The same sequence of Agent X/HQ messages as above might look like

  1. X to HQ:

    GET /plan HTTP/1.1

    HQ to X

    HTTP/1.1 200 OK
    ETag: "34b"
    
    Here's the plan: ...
  2. X to HQ:

    GET /plan HTTP/1.1
    If-None-Match: "34b"

    HQ to X

    HTTP/1.1 340 Not Modified
    ETag: "34b"

    (aside: because there was only one etag in the If-None-Match header, the ETag header could be omitted)

  3. X to HQ:

    GET /plan HTTP/1.1
    If-None-Match: "34b"

    HQ to X

    HTTP/1.1 200 OK
    ETag: "40h"
    
    Here's the plan: ...
  4. X to HQ:

    GET /plan HTTP/1.1
    If-None-Match: "34b", "40h"

    HQ to X

    HTTP/1.1 340 Not Modified
    ETag: "40h"

3.1 ETags as a way of tracking users

ETags are a great way of reducing network bandwidth and server processing time, but they also allow servers to track clients.

HTML pages typically contain references to various external files: images, stylesheets, scripts, fonts, and so on. If the server picks one of those that never changes but generates a unique ETag each time it is requested, that ETag can serve as a kind of client identification.
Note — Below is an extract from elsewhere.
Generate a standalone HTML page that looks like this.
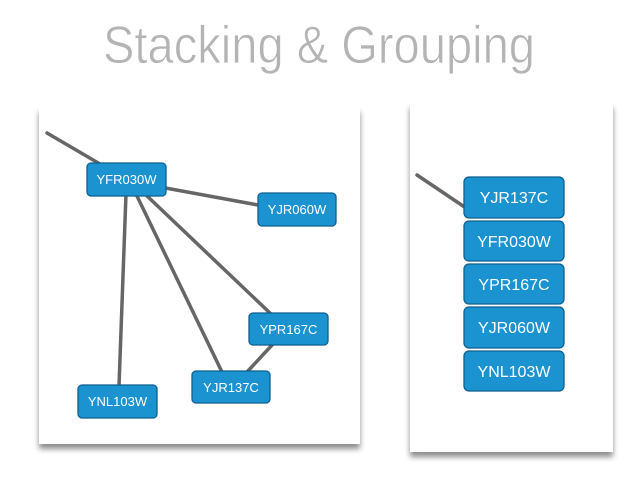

The following partial aiohttp method shows how to use an ETag to track users

etag = request.headers.get('If-None-Match')
if etag: etag = etag.split(', ')[0].strip('"')
if etag and etag in users:
  # note a new visit from users[etag]
  status = 304
else:
  etag = ... # make a new user identifier
  users[etag] = ... # track a new user
  status = 200
return Response(body=..., status=status, headers={'ETag':etag})

One of the most common ways to use etag tracking is to make a 1-pixel transparent PNG image that every page accesses, using its etag to identify users. That, however, is not required: and file that all pages will request will work, even if it contains meaningful data. It’s even possible to send each user a file with different contents, allowing the pages to use the content they receive to display user-specific content, though more commonly the tracking is invisible to the user.